Hegel escreveu que a história se repete, pelo menos sempre duas vezes, tendo Marx acrescentado que a primeira como tragédia e a segunda como farsa. A história que vos trago é demonstrativa do que está a ser uma tragédia e a esperança que vos deixo é que, desta vez, se consiga desmantelar a farsa.
Entretidos que andamos à pesca de casos do famoso vírus entre nós, a esmagadora maioria nem se terá apercebido que os estivadores de Lisboa iniciaram uma nova greve, no que estão a ser secundados por profissionais de outros portos.
Antes que venha a conversa já usual sobre as greves deste sector, normalmente acompanhada da proliferação de rumores falsos, em especial que os estivadores auferem 5000,00 mensais, importa que se atente na sua história.
Depois de umas complexas negociações, feitas com o seu sindicato a arcar perante a opinião pública de todos os males do país, através de uma tão concertada quanto falsa campanha contra aquele, o que é certo é que a sua empregadora nunca cumpriu aquilo a que se obrigou. A título de mero exemplo, até há uns dias atrás, em 2020, os estivadores tinham, apenas, recebido 390,00 de salários, a que se somaram 170,00, pagos no dia anterior ao que a sua empregadora se apresentou à insolvência.
Por seu turno, para que se perceba de uma vez por todas como funciona o sector portuário, estes estivadores são contratados por uma ETP (empresa de trabalho portuário), sendo que os eventuais são contratados ao dia, sabendo na véspera se têm (ou não) trabalho. Mas a cereja no bolo é que, por sua vez, esta ETP é constituída pelas próprias empresas de estiva que recorrem à mesma para a mão-de-obra necessária à movimentação de cargas em cada um dos portos.
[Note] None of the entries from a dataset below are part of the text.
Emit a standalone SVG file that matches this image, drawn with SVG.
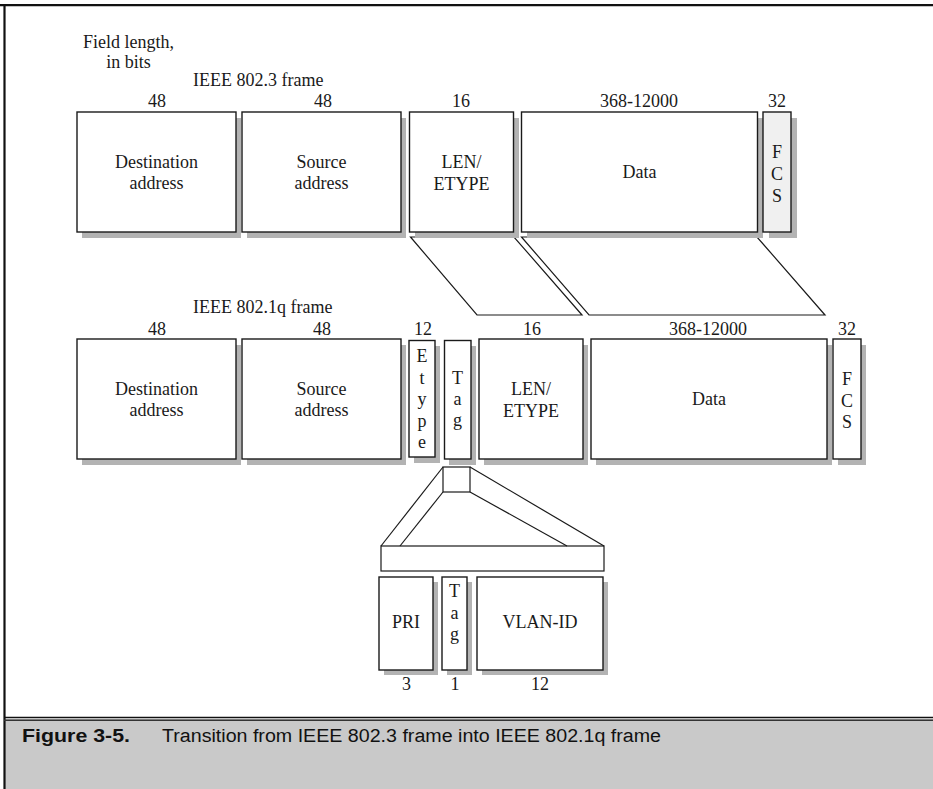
<svg xmlns="http://www.w3.org/2000/svg" width="933" height="789" viewBox="0 0 933 789">
<style>
.bx{fill:#fff;stroke:#1a1a1a;stroke-width:1.4}
.gr{fill:#f0f0f0;stroke:#1a1a1a;stroke-width:1.4}
.sh{fill:#b3b3b3}
.ln{fill:none;stroke:#1a1a1a;stroke-width:1.2}
text{font-family:"Liberation Serif","Times New Roman",serif;font-size:18px;fill:#1a1a1a}
.c{text-anchor:middle}
.cap{font-family:"Liberation Sans",Arial,sans-serif;font-size:18px;fill:#111}
</style>
<rect x="0" y="0" width="933" height="789" fill="#fff"/>
<g id="frame">
<rect x="5" y="719" width="928" height="70" fill="#c9c9c9"/>
<line x1="0" y1="5.2" x2="933" y2="5.2" stroke="#111" stroke-width="2.2"/>
<line x1="4.5" y1="4" x2="4.5" y2="789" stroke="#111" stroke-width="2.2"/>
<line x1="4" y1="717.5" x2="933" y2="717.5" stroke="#111" stroke-width="1.6"/>
<line x1="4" y1="720.3" x2="933" y2="720.3" stroke="#333" stroke-width="1.4"/>
</g>
<g id="titles">
<text class="c" x="128.5" y="48">Field length,</text>
<text class="c" x="128.5" y="68">in bits</text>
<text x="193" y="86">IEEE 802.3 frame</text>
<text x="193" y="313">IEEE 802.1q frame</text>
</g>
<g id="connectors">
<polygon class="ln" points="410.5,237 514,237 582,315 477,315"/>
<polygon class="ln" points="521.5,237 757,237 825,315 589,315"/>
<rect class="ln" x="443" y="467" width="27" height="25"/>
<line class="ln" x1="443" y1="467" x2="381" y2="546"/>
<line class="ln" x1="470" y1="467" x2="604" y2="546"/>
<line class="ln" x1="443" y1="492" x2="400" y2="546"/>
<line class="ln" x1="470" y1="492" x2="567" y2="546"/>
<rect class="ln" x="381" y="546" width="223" height="25"/>
</g>
<g id="r1-dest">
<rect class="sh" x="82" y="118" width="159" height="120"/>
<rect class="bx" x="77" y="112" width="159" height="120"/>
<text class="c" x="156.5" y="168">Destination</text>
<text class="c" x="156.5" y="189">address</text>
</g>
<g id="r1-src">
<rect class="sh" x="247" y="118" width="159" height="120"/>
<rect class="bx" x="242" y="112" width="159" height="120"/>
<text class="c" x="321.5" y="168">Source</text>
<text class="c" x="321.5" y="189">address</text>
</g>
<g id="r1-len">
<rect class="sh" x="415" y="118" width="104" height="120"/>
<rect class="bx" x="409.5" y="112" width="104" height="120"/>
<text class="c" x="461.5" y="168">LEN/</text>
<text class="c" x="461.5" y="190">ETYPE</text>
</g>
<g id="r1-data">
<rect class="sh" x="527" y="118" width="236" height="120"/>
<rect class="bx" x="521.5" y="112" width="236" height="120"/>
<text class="c" x="639.5" y="178">Data</text>
</g>
<g id="r1-fcs">
<rect class="sh" x="769" y="118" width="28" height="120"/>
<rect class="gr" x="763" y="112" width="28" height="120"/>
<text class="c" x="777" y="158">F</text>
<text class="c" x="777" y="180">C</text>
<text class="c" x="777" y="202">S</text>
</g>
<g id="r1-lengths">
<text class="c" x="157" y="107">48</text>
<text class="c" x="323" y="107">48</text>
<text class="c" x="461" y="107">16</text>
<text class="c" x="639" y="107">368-12000</text>
<text class="c" x="777" y="107">32</text>
</g>
<g id="r2-dest">
<rect class="sh" x="82" y="345" width="159" height="120"/>
<rect class="bx" x="77" y="339" width="159" height="120"/>
<text class="c" x="156.5" y="395">Destination</text>
<text class="c" x="156.5" y="416">address</text>
</g>
<g id="r2-src">
<rect class="sh" x="247" y="345" width="159" height="120"/>
<rect class="bx" x="242" y="339" width="159" height="120"/>
<text class="c" x="321.5" y="395">Source</text>
<text class="c" x="321.5" y="416">address</text>
</g>
<g id="r2-etype">
<rect class="sh" x="414" y="346" width="26" height="117"/>
<rect class="bx" x="409" y="340.5" width="26" height="116.5"/>
<text class="c" x="422" y="362">E</text>
<text class="c" x="422" y="383.5">t</text>
<text class="c" x="422" y="405">y</text>
<text class="c" x="422" y="426.5">p</text>
<text class="c" x="422" y="448">e</text>
</g>
<g id="r2-tag">
<rect class="sh" x="449" y="346" width="27" height="119"/>
<rect class="bx" x="444.5" y="340.5" width="26.5" height="118.5"/>
<text class="c" x="457.5" y="384">T</text>
<text class="c" x="457.5" y="405">a</text>
<text class="c" x="457.5" y="426">g</text>
</g>
<g id="r2-len">
<rect class="sh" x="484" y="345" width="104" height="120"/>
<rect class="bx" x="479" y="339" width="104" height="120"/>
<text class="c" x="531" y="395">LEN/</text>
<text class="c" x="531" y="417">ETYPE</text>
</g>
<g id="r2-data">
<rect class="sh" x="596" y="345" width="236" height="120"/>
<rect class="bx" x="591" y="339" width="236" height="120"/>
<text class="c" x="709" y="405">Data</text>
</g>
<g id="r2-fcs">
<rect class="sh" x="838" y="345" width="28" height="120"/>
<rect class="bx" x="833" y="339" width="28" height="120"/>
<text class="c" x="847" y="385">F</text>
<text class="c" x="847" y="407">C</text>
<text class="c" x="847" y="428">S</text>
</g>
<g id="r2-lengths">
<text class="c" x="157" y="335">48</text>
<text class="c" x="322" y="335">48</text>
<text class="c" x="423" y="335">12</text>
<text class="c" x="532" y="335">16</text>
<text class="c" x="708" y="335">368-12000</text>
<text class="c" x="847" y="335">32</text>
</g>
<g id="t-pri">
<rect class="sh" x="384" y="582" width="54" height="93"/>
<rect class="bx" x="379" y="577" width="54" height="93"/>
<text class="c" x="406" y="628">PRI</text>
</g>
<g id="t-tag">
<rect class="sh" x="447" y="582" width="25" height="93"/>
<rect class="bx" x="442" y="577" width="25" height="93"/>
<text class="c" x="454.5" y="597">T</text>
<text class="c" x="454.5" y="619">a</text>
<text class="c" x="454.5" y="640">g</text>
</g>
<g id="t-vlan">
<rect class="sh" x="482" y="582" width="126" height="93"/>
<rect class="bx" x="477" y="577" width="126" height="93"/>
<text class="c" x="540" y="628">VLAN-ID</text>
</g>
<g id="t-lengths">
<text class="c" x="406.5" y="690">3</text>
<text class="c" x="455" y="690">1</text>
<text class="c" x="540" y="690">12</text>
</g>
<g id="caption">
<text class="cap" x="22" y="742" font-weight="bold" textLength="108" lengthAdjust="spacingAndGlyphs">Figure 3-5.</text>
<text class="cap" x="162" y="742" textLength="499" lengthAdjust="spacingAndGlyphs">Transition from IEEE 802.3 frame into IEEE 802.1q frame</text>
</g>
</svg>
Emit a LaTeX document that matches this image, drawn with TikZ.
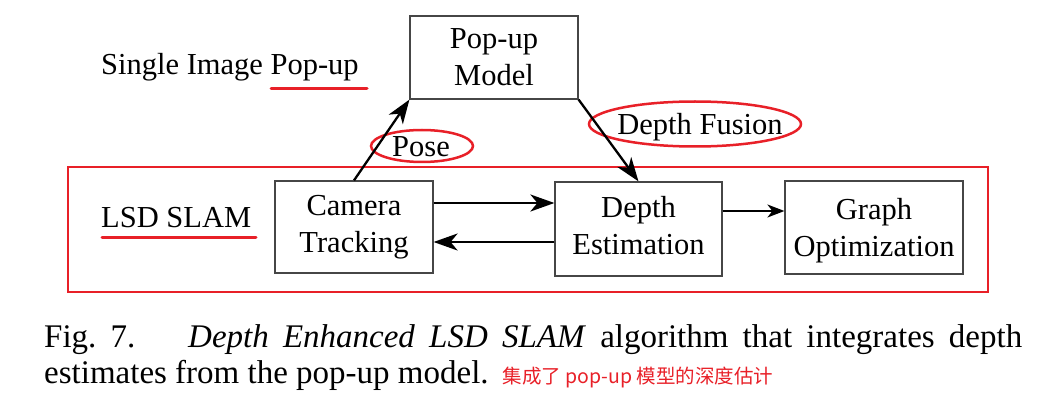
\documentclass[tikz,border=0pt]{standalone}
\usepackage{fontspec}
\setmainfont{Liberation Serif}
\newfontfamily\cjkfont{Noto Sans CJK SC}
\usetikzlibrary{arrows.meta,shapes.geometric}
\definecolor{markred}{RGB}{232,32,40}
\definecolor{boxgray}{RGB}{70,70,70}

\begin{document}
\begin{tikzpicture}[x=1pt,y=-1pt,
	block/.style={rectangle, draw=boxgray, line width=1.2pt, align=center, inner sep=0pt, font=\fontsize{30.5}{37}\selectfont},
	plaintext/.style={inner sep=0pt, anchor=base west, font=\fontsize{30.5}{37}\selectfont},
	flow/.style={-{Stealth[length=24pt,width=17pt,inset=7pt]}, line width=2.3pt},
	smallflow/.style={-{Stealth[length=17pt,width=13pt,inset=5pt]}, line width=1.7pt},
	ring/.style={ellipse, draw=markred, line width=2.5pt, inner sep=0pt},
	underline/.style={draw=markred, line width=3pt, line cap=round}]
	\useasboundingbox (0,0) rectangle (1043,414);
	\node[block, minimum width=168pt, minimum height=83pt](popup) at (494,57.5){Pop-up\\Model};
	\node[block, minimum width=158pt, minimum height=92pt](camera) at (354,227){Camera\\Tracking};
	\node[block, minimum width=167pt, minimum height=94pt](depth) at (638.5,229){Depth\\Estimation\vphantom{g}};
	\node[block, minimum width=178pt, minimum height=93pt](graph) at (874,227.5){\rule{0pt}{27pt}Graph\\Optimization};
	\node[plaintext](single) at (101,75){Single Image Pop-up};
	\node[plaintext](lsd) at (101,227){LSD SLAM};
	% red marks
	\draw[draw=markred, line width=2.2pt] (68,167) rectangle (988,292);
	\draw[underline] (271,89) -- (367,89);
	\draw[underline] (102,237) -- (256,237);
	\node[ring, minimum width=102pt, minimum height=32pt](posering) at (422,146){};
	\node[ring, minimum width=212pt, minimum height=45pt](fusionring) at (695,124){};
	\node[plaintext, anchor=base](pose) at (421,157){Pose};
	\node[plaintext, anchor=base](fusion) at (700,135){Depth Fusion};
	% arrows
	\draw[flow] (camera.north) -- (popup.south west);
	\draw[flow] (popup.south east) -- (depth.north);
	\draw[flow] ([yshift=24pt]camera.east) -- ([yshift=24pt]camera.east -| depth.west);
	\draw[flow] ([yshift=-15pt]camera.east -| depth.west) -- ([yshift=-15pt]camera.east);
	\draw[smallflow] ([yshift=18pt]depth.east) -- ([yshift=18pt]depth.east -| graph.west);
	% caption
	\node[inner sep=0pt, anchor=base west](caption) at (44,347){\parbox[t]{978pt}{\fontsize{33}{36.5}\selectfont
		Fig.~7.\hspace{1.6em}\textit{Depth Enhanced LSD SLAM} algorithm that integrates depth\linebreak
		estimates from the pop-up model.\hspace{14pt}{\cjkfont\fontsize{19.5}{36.5}\selectfont\color{markred}集成了 pop-up 模型的深度估计}}};
\end{tikzpicture}
\end{document}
Qual é o fundamento da apresentação à insolvência da ETP poderão perguntar os mais incautos? Entre os motivos avançados, pasme-se, pode ler-se que os clientes da A-ETP ( isto é, a empregadora dos estivadores de Lisboa) não têm pago atempadamente, sendo que, por mera ironia do destino, os devedores da mesma serão, justamente, as ditas empresas de estiva que a constituem.
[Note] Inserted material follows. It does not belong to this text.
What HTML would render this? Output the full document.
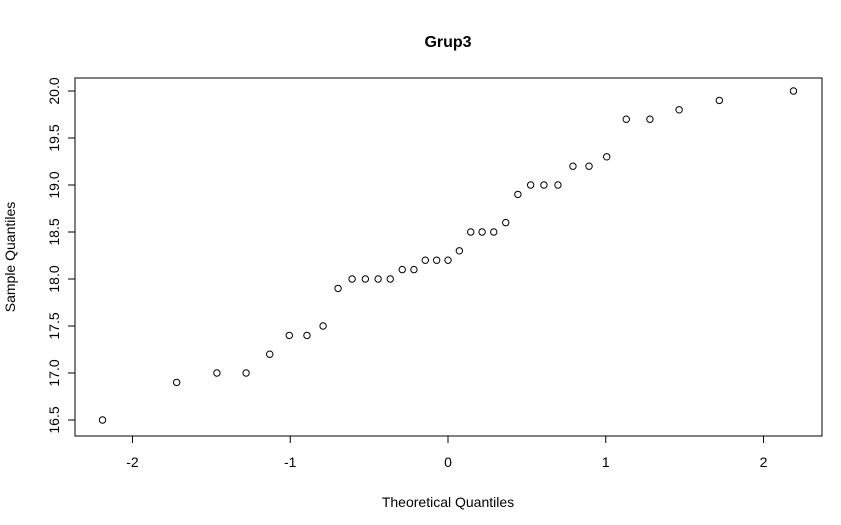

Dito de outra forma, uma Olívia patroa (vulgo, empresas de estiva, cujos lucros são na razão de milhões de euros) facilmente cria prejuízos a uma Olívia ETP, à laia de farsa. E, por outro lado, quem incumpriu ostensivamente aquilo a que se obrigou foram as empregadoras, nem sequer pagando os salários a que se obrigaram, sob o beneplácito do Governo que nada faz.
Este é, pois, um bom para se ver se a frase de Costa de “palavra dada ser palavra honrada” tem algum espectro de aplicação ou se, uma vez mais, se trata, também, de uma farsa.